How has national wellbeing changed in the UK?

Using this text measure, we can document longitudinal shifts in happiness over time. But we need to be careful when interpreting graphical data. First, comparisons are best made over short durations. In other words, rates of change are always more valid than looking at long-run levels. Second, the quantity of data has risen over time, which makes more distant history more prone to error.

Figure 1: National valence index for the UK, 1800-2008

Source: Hills et al, 2019

Figure 1 shows a book-based NVI measure for the UK. It highlights huge falls and rises surrounding the two world wars in the 20^th century.

This provides a clue as to the major force that has driven wellbeing in the past: avoiding major conflicts. Analysis that looks at how our measure changes alongside variations in other major socio-economic variables also sheds light on other key drivers.

National income does correlate with national wellbeing, but the effect sizes are small. In other words, it takes a very large rise in national income to produce a small increase in wellbeing. National health, traced using proxy measures such as life expectancy or child mortality, unsurprisingly correlates with national wellbeing.

The data also show how powerful aspirations seem to be. To highlight this, we can look at the later 20^th century. We see a sharp rise from 1945 up to 1957 (when Harold Macmillan famously said that the country had ‘never had it so good’), but then there is a slow decline through to 1978-79 (the aptly named Winter of Discontent).

In line with current thinking on what influences wellbeing, this seems to reflect expectations. In the period following the Second World War, hopes were high. But it seems that they were not fully realised, pushing wellbeing down. This occurred even though there were significant increases in productivity and national income, and improvements in technology between the 1950s and the 1970s.

Crucially, people seem to be largely thinking about their wellbeing relative to where they thought they might be. As a result, the 1950s seemed good relative to the 1940s, but the 1970s did not satisfy hopes relative to the 1960s.

Previous research has also argued that aspirations play a role in determining reported wellbeing (Blanchflower and Oswald, 2004). It has even been stated that more realistic aspirations are part of the reason why happiness rises after middle age for many people Blanchflower and Oswald, 2008).

Can we use language to measure happiness for the whole world?

To use language to measure happiness, we need books and newspapers to have been digitised and norms to be available, which restricts the number of countries we can analyse. One way around this is to use audio data.

Music is sometimes called a universal language and a language of the emotions. It can be sad, happy, exciting, dull, terrifying or calming – and these emotions can span different cultures and time periods.

Working with a group of computer scientists, we have developed a machine-learning algorithm that can recognise 190 different characteristics of sound and use these to estimate the happiness embodied in music (Benetos et al, 2022).

The algorithm first needed to be trained on sound samples where we already know the embodied happiness – this is the equivalent of using a norm for text. The equivalent of the corpus of text is the music itself, and to maximise the chances of measuring national mood, we focus on top-selling music.

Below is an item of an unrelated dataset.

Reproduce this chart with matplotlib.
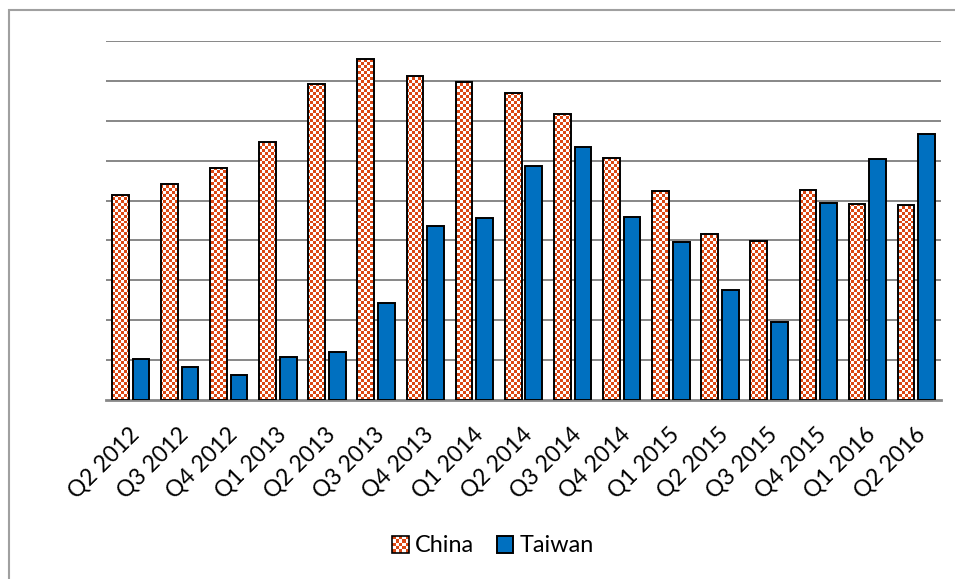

This study finds that the mood embodied in a single popular song seems to be better at predicting survey-based mood than the vast amount of text data that we use. This seems remarkable until you remember that language contains a mixture of emotional content and information. This might explain why using music, which has a greater emotional content, could be a better way to capture wellbeing, especially for nations where text data are sparse. Putting this all together, our hope is that as data science, computational power and behavioural science advance, our understanding of national wellbeing will continue to improve. This can only help policy-makers to develop a better understanding of how government policy or major shocks are likely to affect the wellbeing of the nation.